Every week I say that I didn’t read anything and my post is going to be short. That never seems to happen. I tend to babble on and on and … I mean provide lots of insightful commentary. BUT, this week I think I really am going to end up being fairly succinct. As Jim noted it’s a lot easier to be positive and since I only read 2 books and I liked both it’s got to be short. Well let’s find out.
Fraction wrote the first Casanova series back in 2006 which was part of the Image reduced price/reduced page count experiment. Fraction and Moon then brought their creation to the Marvel Icon line and the latest story has finally been collected for people like me. It’s been a really long time since I read the initial series but Fraction doesn’t skip a beat and launches right into the new stuff. Casanova Quinn, our hero, is lost and his companions spend several issues asking not ‘where is Casanova Quinn?’ but ‘when is Casanova Quinn?’. I can’t actually summarize the story better than that because it’s that convoluted but I can tell you it’s one of the best time travel/alternate reality stories I have read in a long, long time.
Fraction’s work on Marvel has been very hit or miss with me, but his creator owned stuff has always shone. Casanova is no exception as he creates a tongue in cheek version of James Bond and Nick Fury. The action comes fast and furious with lots of over the top ideas. The characters aren’t fully developed but it doesn’t matter because you always want to see what’s going to happen next. One thing that was great reading it in trade was the fact that I couldn't tell where each individual comic ended. Fraction obviously wrote this is such a way that it worked as both a monthly and a long form comic.
The only things that kept me from totally loving this was the excessive sex. I'm not a prude by any stretch but it seemed that Fraction just amped up the sex factor because he could. The first series had it's fair share of innuendo and smut but it wasn’t as blatant as this one. I’m not a prude by any stretch but it seemed like Fraction was forcing it in just because he could instead of making all the ‘action’ part of the story. With the story, because it is a time travel story Fraction does reference events that occurred in the first series. If you haven’t read the first series you can figure it out but it tends to muddle the overall effect.
Moon’s art, as you would expect, is just fabulous. If you enjoyed the first Casanova series, then you will love this. If you didn’t read the first one, then start there and join the rest of us for a great ride.
Rodd Racer is a short (~70 pg) graphic novel that reads like a book half that size. And I don’t mean that as an insult. This is the story of Rodd, a race car driver trying to win the big one to pay off the mob and escape to a life of anonymity.
The story is brisk, quick, and immensely enjoyable. It’s noir with a touch of science fiction and a whole lot of race cars. Car chases/races are incredibly hard to make exciting in comic books but Cypress does it with flying colors by alternating between the race in the present and the events that lead up to the action. While Cypress pushes the plot and the action at breakneck speed, his dialogue tended to be weak. The dialogue was more b-movie cliché than anything else. It worked because it fit the tone of the story but at points you can’t help but groan at the cheesiness of the lines.
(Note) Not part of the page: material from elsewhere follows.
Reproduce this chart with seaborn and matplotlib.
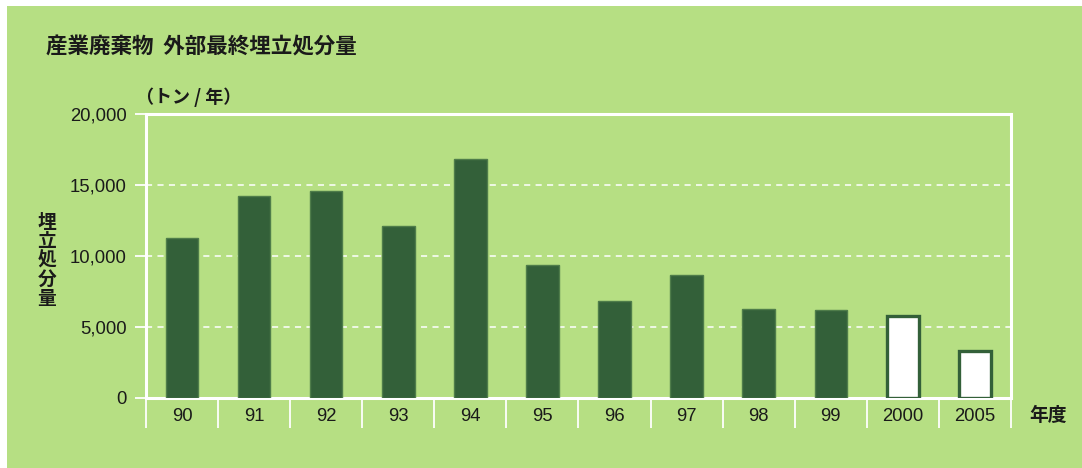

Cypress’s art is in the same vein as Paul Pope and Nathan Fox. It’s a loose, free line style that appears to be scribbles if you don’t look closely. It’s so smooth and, for lack of another word, flowy, that it will blow your mind. Cypress also changes his inking style depending on the situation. For the racing portions, he darkens his art considerably. For the personal, quiet moments he opens the art up with light lines. Overall, it's the same price as 2 comics with a couple of extra pages thrown in. It's a fun read if you like cars and don't mind some bad dialogue.
That’s it for this week and good or bad, it seems I'm just long winded.